The shared cause: mixing raises entropy. Higher entropy means lower Gibbs free energy means lower chemical potential. Solvent in solution has lower escaping tendency than pure solvent — it evaporates less, requires more heat to boil, freezes lower, and pulls in solvent from any pure reservoir across a membrane.
Mathematically, the chemical potential of solvent in solution is:
μ_solvent = μ°_solvent + RT ln(X_solvent)The Xsolvent term is what enters all four colligative equations after the appropriate phase-equilibrium algebra.

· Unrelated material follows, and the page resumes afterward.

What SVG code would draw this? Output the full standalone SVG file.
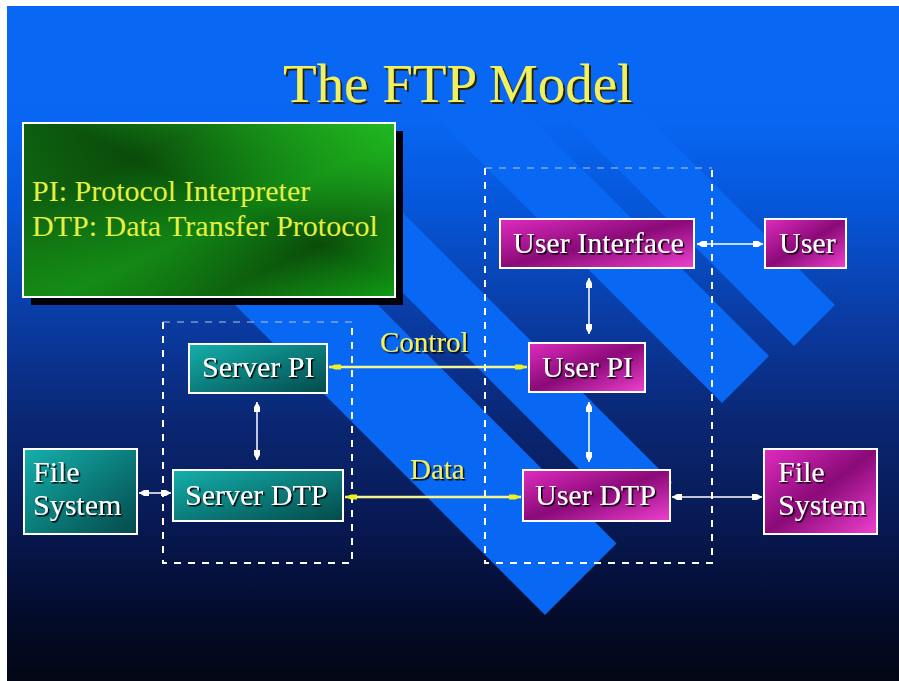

The four effects with formulas
| Effect | Formula | Constant for water | Magnitude per molal |
|---|---|---|---|
| Vapor-pressure lowering | ΔP = Xsolute · P° | P°(25°C) = 23.76 mmHg | ~0.43 mmHg/molal |
| Boiling-point elevation | ΔTb = i · Kb · m | Kb = 0.512 °C·kg/mol | 0.512 °C/molal (i=1) |
| Freezing-point depression | ΔTf = i · Kf · m | Kf = 1.86 °C·kg/mol | 1.86 °C/molal (i=1) |
| Osmotic pressure | π = i · M · R · T | RT (25°C) = 24.46 L·atm/mol | 2.45 atm/molar (i=1) |
| Henry's solubility (related) | psolute = KH · Xsolute | System-specific | Linear in solute concentration |
| Activity-coefficient correction | Replace X with γX, m with γ±m | γ → 1 at infinite dilution | ±5–20% at 0.1 m for ions |
m is molality (mol solute per kg solvent), M is molarity (mol solute per litre solution), and i is the van 't Hoff factor — the effective number of particles each formula unit produces in solution.
The van 't Hoff factor
For non-electrolytes (sugar, urea, glycerol), each formula unit dissolves as one particle and i = 1. For ionic compounds, i counts dissociated ions:
| Solute | Dissociation | Ideal i | Actual i (0.1 m) |
|---|---|---|---|
| Sucrose, glucose | None | 1 | ~1.00 |
| NaCl, KCl, NH₄Cl | 2 ions | 2 | ~1.87 |
| MgSO₄ | 2 ions (high charge) | 2 | ~1.30 |
| CaCl₂, MgCl₂ | 3 ions | 3 | ~2.70 |
| K₂SO₄, Na₂SO₄ | 3 ions | 3 | ~2.45 |
| AlCl₃ | 4 ions | 4 | ~3.20 |
| Acetic acid (1 M) | Partial | 1–2 | ~1.013 |
Real i values fall below ideal because of ion pairing — at finite concentration some Na⁺ and Cl⁻ ions transiently associate, reducing the count of free particles. The deviation grows with charge density (MgSO₄ pairs more than NaCl) and concentration. At infinite dilution real i approaches the ideal value.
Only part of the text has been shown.